This previous weekend (11/2) I participated in the Hacking, Are you Intuit? UCSD hackathon. I was part of a three-person team (Myself, Vivek Iyer, and Abhijith Chitlur). We created an application for the Android platform, named BookBroker (Abhijith suggested the name).
The Application:
BookBroker is an application born from the idea that a student should have to only press a button to sell their textbook. I made an observation that students tended to sell books on Facebook groups (such as UCSD’s Free and For Sale), a phenomena that can also be observed at different Universities. The ability to sell books on Facebook has its advantages, such as the quick facilitated money transfer between students at University, removing the need to deal with hassles like shipping. Using Facebook organically also removes the need to have a separate login client, such that the only pain felt by the user is the need to download an android application.
The first screen of the application is a scanner application , to enable a student to grab one of their textbooks and scan it. The second screen of the application is a screen that shows the augmented data of the book scanned by the first screen. The second screen also has a button to allow a person to post to a Facebook group.
The Technology:
The Book-Scanning application on first screen is powered by scandit api, a scanner api that allows you to scan a barcode and return an ISBN number. Vivek was responsible for this part, so I only have a cursory understanding of what happened here.
The second screen’s Facebook connect feature is powered by Facebook’s OpenGraph API, and carried with it the problem of needing to authenticate with tokens. This is handled through the Facebook API and by remembering to encode all outgoing requests in an AsyncTask. The reason for this is because Android OS does not allow blocking on it’s UI thread, and without making an AsyncTask, the GET request would be waiting for a response on the UI thread, thus returning a denial exception. Careful use of the debugger was necessary to catch this error at around 3AM in the morning. The GET request to augment the data was fairly simple after that, as the GET request would cause the server to send a string of information that could be parsed to JSON using Jackson APIs. In this manner, the data could be accessed easily.

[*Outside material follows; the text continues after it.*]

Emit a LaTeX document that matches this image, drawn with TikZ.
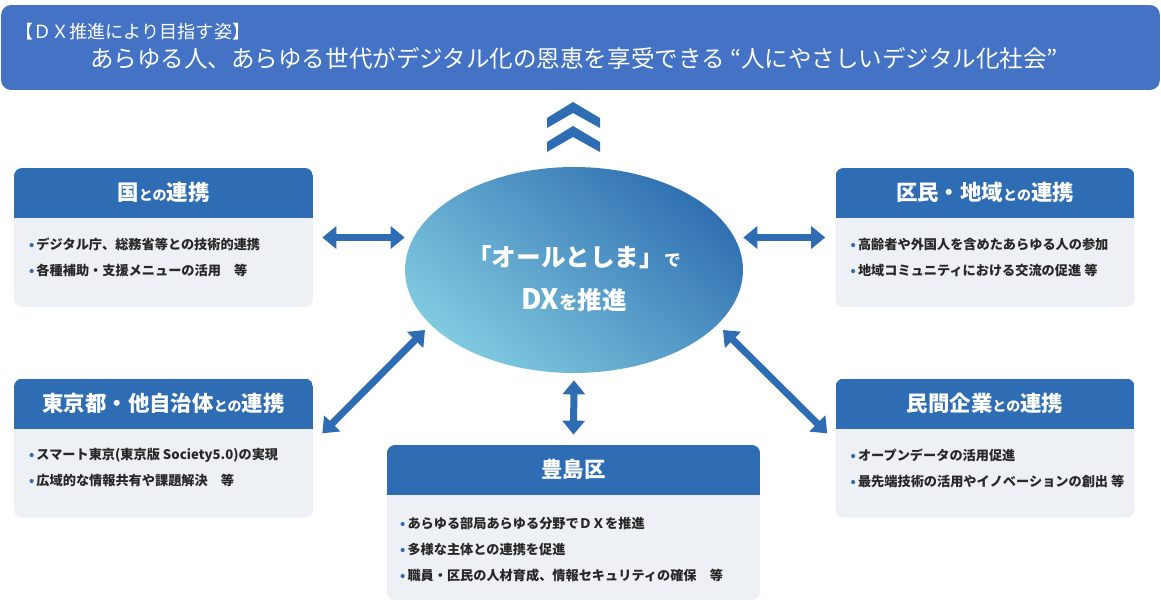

I worked on the data augmentation section, where we would query a server from the application with the ISBN number, and receive a set of information. The way this was implemented was through the express framework (node.js). This technology was chosen because it is relatively easy to code quickly, and our use case for it was such that it was simple to get started. Express was used primarily as a router. The android application hit a specific route with a parameter ISBN, and then express would be responsible for formulating the correct queries to hit the data store. The data store in this case was Apache SOLR, chosen primarily for it’s out-of-the-box http rest interface and minimal configuration requirements. While it probably isn’t the most efficient data store, it provides an excellent catch-all with rich lucene querying capability without writing a SQL query, which makes it easy to explain and relatively easy to use (simple GET request on query). This makes it an ideal data store for a hackathon, as all these features are open source, come straight out of the box, and simplify coding challenges by simply requiring us to provide a middle server that makes and serves http requests (i.e. no dealing with ORM).
The scraper that fed data into SOLR was also implemented in node.js using the cheerio module, which allows for quick and easy parsing of html sites. Cheerio is more or less based on a similar CSS-descriptor-style of parser, of the family of JSoup/BeautifulSoup modules. The scraping was relatively trivial for this part, and the main trouble was finding a site endpoint that would allow searches based on ISBN. Since this is not a general use case, I had to get a little more creative, and first scraped the UCSD site for section IDs. The IDs were then used to hit the bookstore website for ISBNs. In this manner, website data was made available for scraping. Since node.js is async with callbacks by nature, the quick hacky solution was to commit changes after every scrape (to make sure data is available), but this causes a very significant slowdown. As we only had ~4k documents to index, this was acceptable, but in further scaling of this application, a different solution should be found for this. An alternative solution would be to add all documents after each scrape, and then send an alternative signal to commit to the server. Both methods end with the same result, a properly-indexed SOLR blade waiting for connections.